In 1925, the NFL was in need of a franchise in a large city that could be used to showcase the league. NFL President Joseph Carr traveled to New York to offer boxing promoter Billy Gibson a franchise. Gibson had owned the New York Brickley Giants, the NFL's last attempt to put a team in New York. While Gibson turned the offer down, he referred Carr to his friend Tim Mara. While Mara did not know much about football, Mara's friend, Dr. Harry March, did. March, a former physician for the Canton Bulldogs of the pre-NFL "Ohio League" and the future author of the first professional football history book Pro Football: Its Ups and Downs, soon became the club's first secretary.
This backing led Mara to purchase the NFL franchise for New York at a cost of $500–about $7,426.99 in 2020. Mara and March even signed Jim Thorpe to play several half games in order to boost attendance. However many of the New York sports fans still took to college football and stayed away from the pro sport. During the Giants' first season, attendance was so poor that Mara lost over $40,000. To tap into New York's college football fans, Mara tried to sign ex-college football superstar Red Grange only to find that he already was a member of the Chicago Bears. However still looking for a way to cash in on Grange's popularity, Mara scheduled a game against the Bears to be played at the Polo Grounds. The gate receipts totaled $143,000 for that one game against Grange and the Bears, and Mara recovered all of his losses for the 1925 season.
In 1926, Grange and his manager, C. C. Pyle, formed the first American Football League with a franchise in New York, the Yankees, to compete with the Giants. At the same time, Giants coach Bob Folwell and star tackle Century Milstead, left to join the AFL's Philadelphia Quakers. This led Mara to increase the salaries of all his players by $50 a game to prevent them from leaving the Giants, too. He also signed many players to full-season contracts. Mara suffered $60,000 in financial losses that season. However all but four of the AFL franchises finished the 1926 season.

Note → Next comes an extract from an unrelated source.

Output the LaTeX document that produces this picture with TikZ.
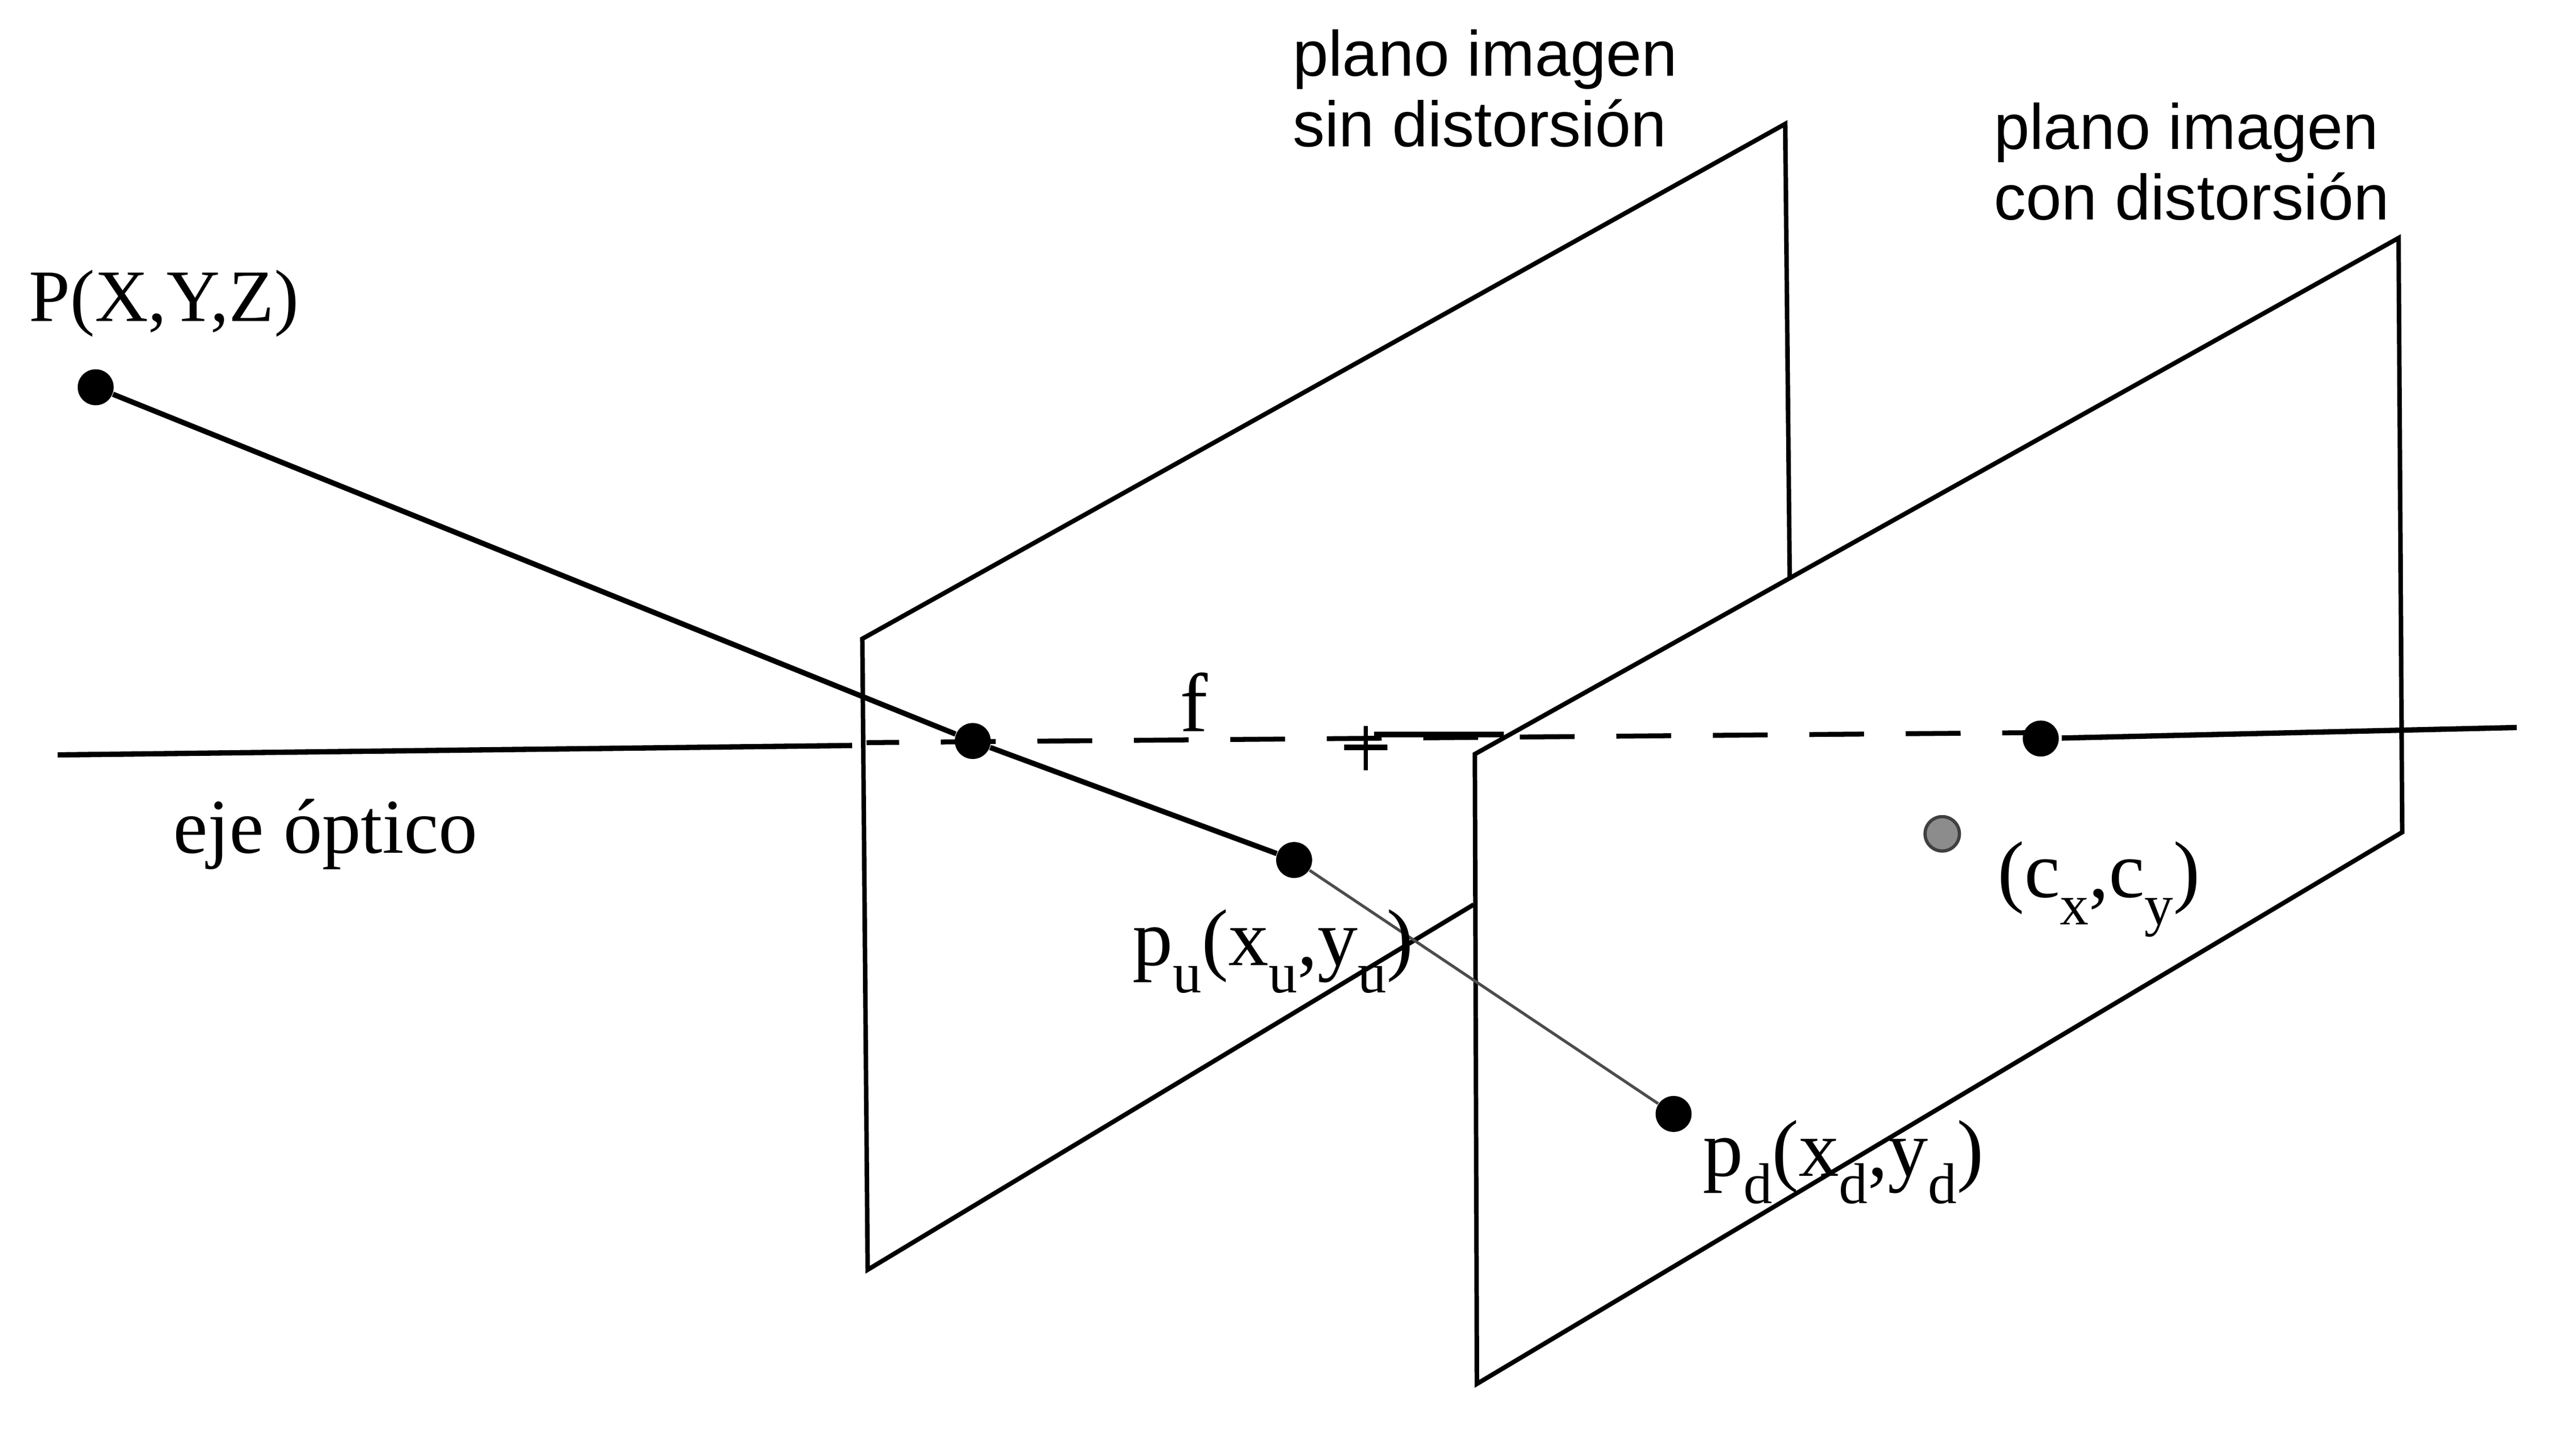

Mara then challenged the AFL champion Philadelphia Quakers to a game and they accepted. In the first inter-league post-season confrontation, the seventh-place Giants defeated the AFL's champion, 31-0. The AFL folded soon after.
By now, Mara was now willing to admit the Yankees into the NFL, as the only survivor of the defunct AFL. He even allowed the team to play its home games at Yankee Stadium. However, Mara was able to dictate the Yankees' schedule. When the Giants were in the Polo Grounds, the Yankees were to be on the road.
The next year, the Giants went 11-1-1 and won their first NFL championship. At the end of the 1928 season, Pyle turned his Yankees' franchise over to Mara. In 1929, Dan Blaine, the owner of the Staten Island Stapletons, applied for an NFL franchise. However, he first needed permission from Mara to set up his franchise, because Staten Island was within Mara's exclusive territory. But Mara actually had an extra franchise since the Yankees folded after the 1928 season, so the franchise again went back to Mara and he passed those franchise's rights on to Staten Island.
In 1929, Mara was looking for a player who might approach Grange in fan appeal. He saw Benny Friedman of the Detroit Wolverines as the best option available. When he couldn't make a deal for Friedman, Mara simply bought the entire Detroit franchise for $10,000. For the next few years Mara had ultimate ownership of three NFL franchises; however, he never interfered with the management of any of the teams that operated under his leases.
During the Great Depression in 1930, New York Mayor Jimmy Walker approached Mara about playing a charity exhibition game, which he quickly agreed to do. The Giants defeated the Notre Dame All-Stars, which included the legendary Four Horsemen. The Giants easily outscored Notre Dame, 21-0. As a result of the game, Mara and the Giants raised $115,153 for the New York City Unemployment Fund.
In 1936 and 1937, Mara successfully battled for New York's pro football market against the Brooklyn Tigers and the New York Yankees of the second American Football League. He also successfully outlasted the New York Yankees of the third third American Football League.
However, from 1946 to 1949, Mara engaged in an all-out war with the All-America Football Conference. Mara and the Giants were faced with two AAFC opponents in the New York City area, the New York Yankees and the Brooklyn Dodgers. Again Mara fought hard for New York's pro football fanbase and eventually won. When the two leagues partially merged after the 1949 season, Mara demanded and got the best players from the combined New York-Brooklyn franchise that had operated in 1949.
Mara died in 1959 at the age of 71. His vast contributions to the NFL were recognized with his 1963 election to the charter class of 17 members in the Pro Football Hall of Fame.
Mara left the Giants to his sons, Jack and Wellington Mara, and each inherited a 50% stake. Wellington is in the Pro Football Hall of Fame alongside his father. His grandson through Jack, Timothy J. Mara was later part-owner of the Giants, and his other grandson John Mara, a son of Wellington, is currently the Giants' president and part owner. Only the Chicago Bears (owned by the Halas-McCaskey family since 1921) have been in the hands of one family longer than the Giants. In 1991, Timothy J. Mara, representing his mother and his sister, sold their half-interest in the team.
Tim's great-granddaughters Rooney and Kate Mara are actresses.